Part of the problem is his personality, which many find aloof and distant in a land that prizes the opposite. A physician who is the son of an Indian doctor and a Catholic Irish nurse, Mr. Varadkar is tall and trim, with a penchant for clipped sentences. In a recent debate, he conceded that, unlike the leader of Fianna Fail, Micheal Martin, he has been accused at times of lacking empathy.

“I know people say that about my party and about me, but I care deeply about our country and the problems we face,” he said. “I maybe can’t put it into words as good as my opponent does, but I do it in action.”

Mr. Varadkar’s cool, disciplined manner did not prevent him from becoming the youngest taoiseach in Irish history, at the age of 38. And it stood him in good stead during the anxious Brexit negotiations last fall, when he was a stark contrast to the discursive Mr. Johnson.

On the campaign trail, Mr. Varadkar has tried to soften his image by posing with babies and farm animals. But he is handicapped by having to run against Mr. Martin, who analysts describe as a gifted retail politician who loves nothing more than chatting with voters on their doorsteps.

“He didn’t connect with ordinary voters in a way that, in this particular campaign, he needed to,” said Pat Leahy, the political editor of The Irish Times. “Especially because his government was being criticized for being out of touch.”

For much of the world, Mr. Varadkar is a symbol of Ireland’s leap from its clannish, Catholic past to a tolerant, multiracial modernity.

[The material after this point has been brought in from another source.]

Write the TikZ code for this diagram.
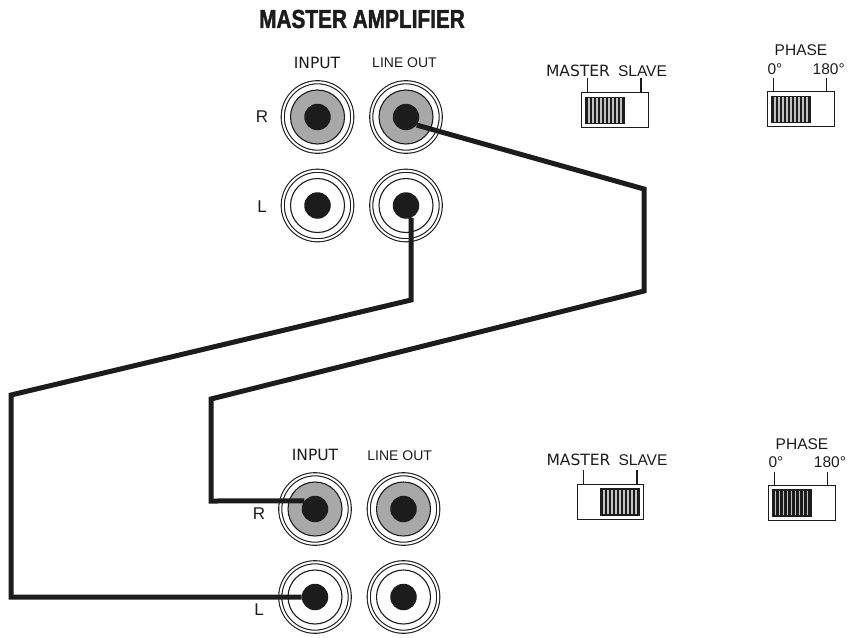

On a visit to Washington in 2019, he brought his partner, Matt Barrett, to meet Vice President Mike Pence and pointedly reminded his host that, growing up, he “lived in a country where if I’d tried to be myself at the time, it would have ended up breaking laws.”

In the secular Ireland of 2020, however, many view Mr. Varadkar less as a symbol of progress than of privilege. “For a lot of Irish people,” Ms. Reidy said, “he was just Leo Varadkar of Dublin.”